We spent time with the internal team, external developers, and partners to discuss areas for improvement that we began to action immediately, including:

  • Monitoring And Detection: The team working on the core protocol layer will ensure that invariants are properly implemented as to bias towards safety over liveness whenever possible. SDF will then work with the ecosystem to enable invariant checks specific to protocols and issuers that may not be detectable at the core layer. This will require ensuring that capabilities exist, and are used to provide as much redundancy as possible when it comes to monitoring critical parts of the ecosystem.
  • Validator Coordination And Governance: There’s an opportunity to work with validators to have the information and tooling needed to align on a plan on being better prepared for emergencies.
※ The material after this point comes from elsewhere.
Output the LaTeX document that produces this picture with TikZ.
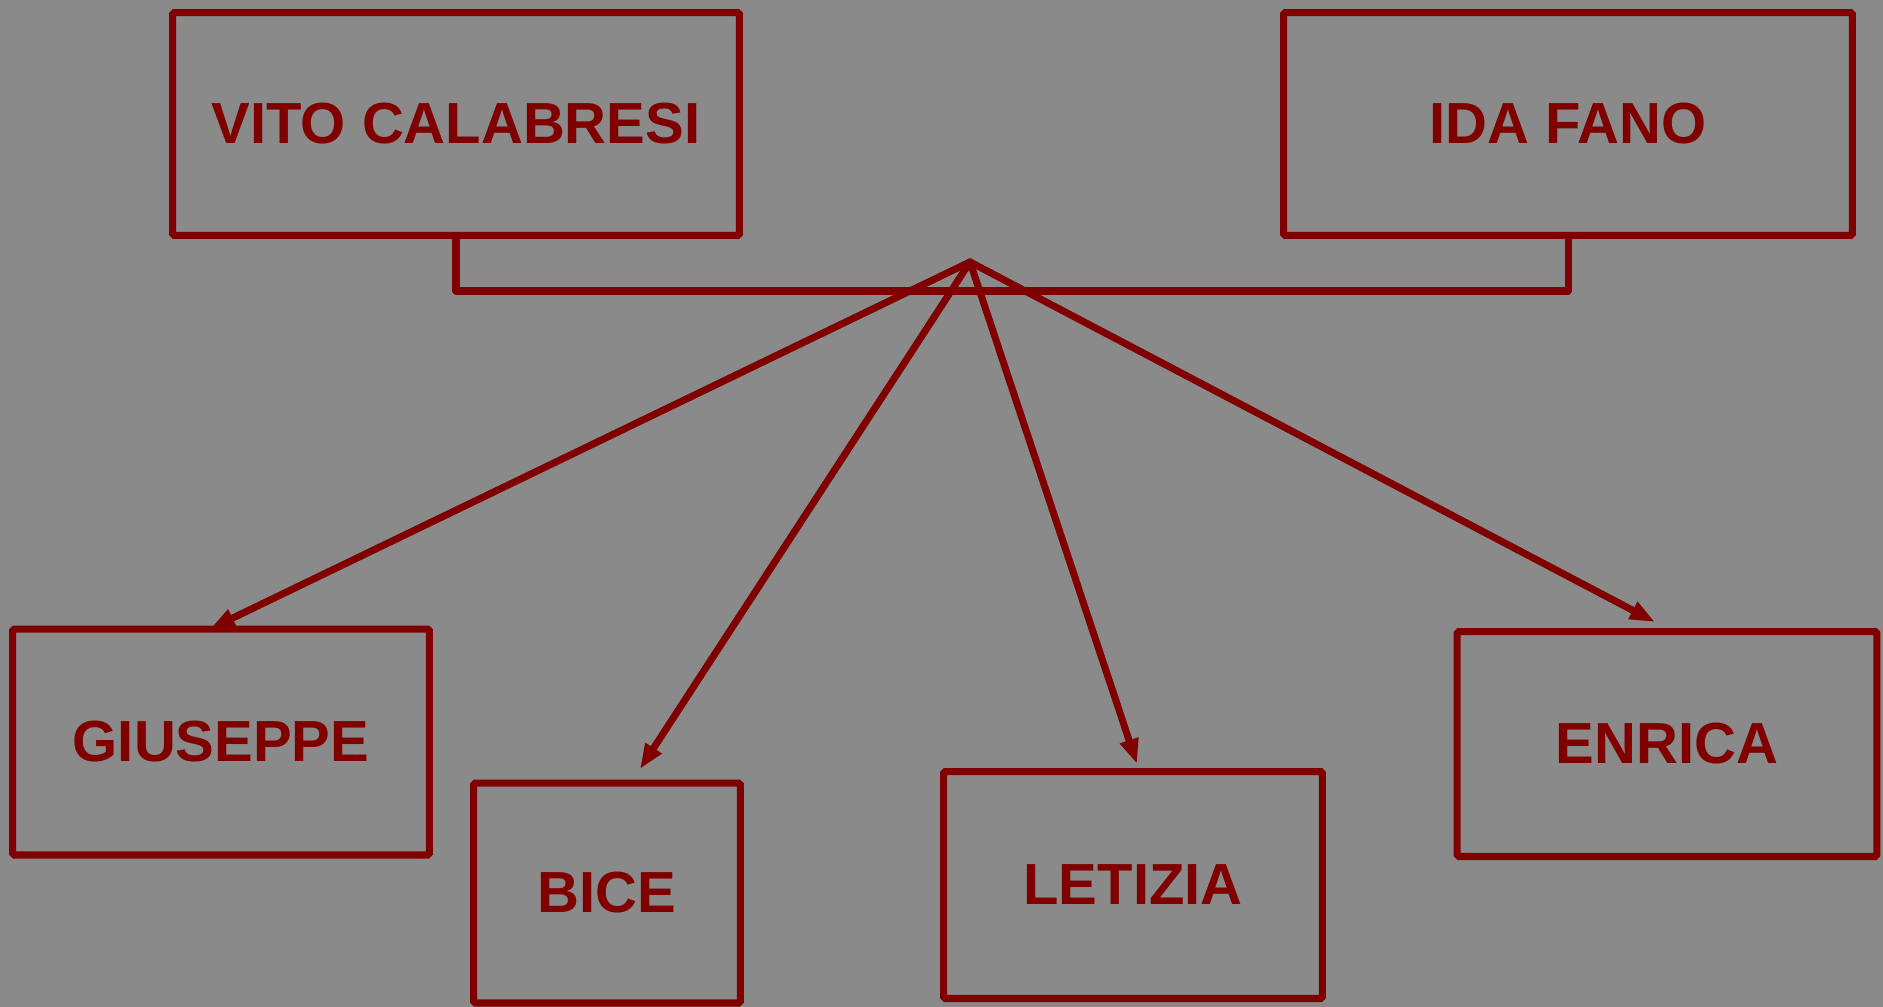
\documentclass[tikz,border=0pt]{standalone}
\usepackage{fontspec}
\setmainfont{Liberation Sans}
\usetikzlibrary{arrows.meta}
\definecolor{bgray}{RGB}{138,138,138}
\definecolor{dred}{RGB}{128,0,0}
\begin{document}
\begin{tikzpicture}[x=0.02cm,y=-0.02cm,
  person/.style={draw=dred, line width=4pt, text=dred, inner sep=0pt,
    font=\fontsize{33}{36}\selectfont\bfseries, rounded corners=1pt},
  link/.style={draw=dred, line width=4pt, line cap=round, line join=round},
  child/.style={link, -{Triangle[length=0.5cm,width=0.36cm]}}]
\fill[bgray] (0,0) rectangle (1883,1007);
\useasboundingbox (0,0) rectangle (1883,1007);
\node[person, minimum width=11.34cm, minimum height=4.46cm] (vito) at (456,124) {VITO CALABRESI};
\node[person, minimum width=11.38cm, minimum height=4.46cm] (ida) at (1568,124) {IDA FANO};
\node[person, minimum width=8.34cm, minimum height=4.52cm] (giu) at (221,742) {GIUSEPPE};
\node[person, minimum width=5.34cm, minimum height=4.40cm] (bice) at (607,893) {BICE};
\node[person, minimum width=7.58cm, minimum height=4.54cm] (let) at (1133,885) {LETIZIA};
\node[person, minimum width=8.40cm, minimum height=4.50cm] (enr) at (1667,744) {ENRICA};
\coordinate (apex) at (970,262);
\coordinate (tgiu) at (210,629);
\coordinate (tbice) at (640,769);
\coordinate (tlet) at (1137,764);
\coordinate (tenr) at (1655,622);
\draw[link] (vito.south) -- (vito.south |- 0,291) -- (ida.south |- 0,291) -- (ida.south);
\draw[child] (apex) -- (tgiu);
\draw[child] (apex) -- (tbice);
\draw[child] (apex) -- (tlet);
\draw[child] (apex) -- (tenr);
\end{tikzpicture}
\end{document}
To further strengthen our network and processes, we are implementing specific strategies:

  • Decoupling Risky and Time-Sensitive Work: High-risk features will be developed and validated separately from urgent updates to avoid issues stemming from complex changes.
  • Ensure Mission Critical Code Is Identified As Such: We will ensure that mission critical code is properly identified as such at design and review time and goes through a systematic code quality checklist during code review. This includes making proper use of abstractions, reducing code complexity, and having proper code invariants.
  • Improve Testing And Validation: Similar to coding standards, we will ensure that the type of testing techniques deployed against specific high-risk areas is adequate. We already make use of many forms of technique from formal verification to property testing and fuzzing. We will make sure that at least one of these is deployed on critical components.
  • Enable Security Auditing Companies: We will rethink how we engage and collaborate with Security Auditing Companies to leverage their strength. While code reviewing has its merits, we can do more to help those companies understand the code better and write better automation so that the code stays resilient over the long term.

By embracing these improvements, SDF reaffirms our commitment to transparency, reliability, and continued collaboration with all stakeholders in support of the Stellar network.